America’s former Vice President Dick Cheney was unrepentant in a televised interview about the Central Intelligence Agency’s (CIA) use of torture to extract information out of suspected terrorists in a network of secret dungeons in what amounts to a gulag archipelago in countries scattered through Eastern Europe and South Asia.
The torture occurred under the Bush-Cheney administration that left power in January 2009, and was detailed in a bombshell 600-page report released by the US Senate last week. Despite the worldwide revulsion, Cheney said he’d “do it again”.
Appearing on the US TV network NBC’s “Meet The Press”, an unusually combative host Chuck Todd asked Cheney to account for the death of a detainee who was innocent, but was “chained to the wall of a cell, doused with water, froze to death in CIA custody.”
“And it turned out it was a case of mistaken identity,” Todd said.
“I’m more concerned with bad guys who got out and released than I am with a few that in fact were innocent,” Cheney replied, spitting in the face of American founding father John Adams, the first Vice President and second President of the United States. In 1770, Adams wrote:
“It is more important that innocence be protected than it is that guilt be punished, for guilt and crimes are so frequent in this world that they cannot all be punished.
But if innocence itself is brought to the bar and condemned, perhaps to die, then the citizen will say, ‘whether I do good or whether I do evil is immaterial, for innocence itself is no protection,’ and if such an idea as that were to take hold in the mind of the citizen that would be the end of security whatsoever.”
Adams was echoed by his fellow Founding Father, Benjamin Franklin (the guy on the US$100 Bill) who increased it tenfold by saying, “It is better 100 guilty persons should escape, than that one innocent person should suffer.”
Adams and Franklin were smart guys, but they didn’t just pull this out of the air. It’s the basis of Blackstone’s Ratio, the Anglo legal principle that says, “It is better that ten guilty persons escape than that one innocent suffer,” a school of thought that goes all the way back to the Old Testament (Genesis 19:27-29, Exodus 23:7).
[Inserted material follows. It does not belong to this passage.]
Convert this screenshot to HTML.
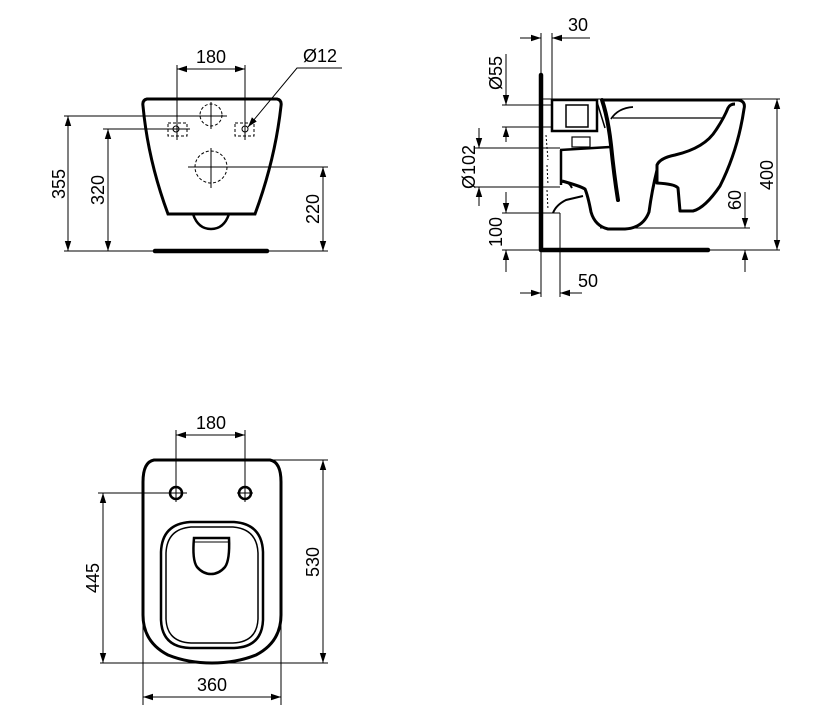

Old school.
Cheney’s rejection of this basic principle removes him from the fellowship of America’s Founding Fathers and puts him in league with Cambodia’s genocidal tyrant Pol Pot, who wrote in his version of the “little red book” that it is perfectly acceptable to make innocent people suffer injustice and die to avoid freeing the guilty.
NBC’s Todd reminded Cheney that a quarter of those people subjected to CIA torture were innocent.
“I have no problem as long as we achieve our objective. And our objective is to get the guys who did 9/11 and it is to avoid another attack against the United States,” Cheney responded.
BTW, America “got” the guy who “did 9/11” when President Barack Obama okayed the US Navy SEAL Team mission that ended in the death of al Qaeda leader Osama bin Laden on 2 May 2011 – Two years and four months after the Bush-Cheney regime was out of power.
Cheney also defended the bizarre practive of so-called “rectal feeding” of terror suspects – in which CIA agents took pureed food in forced feeding bags, and shoved it up the butts of the people they interrogated – claiming it was done for “medical reasons”.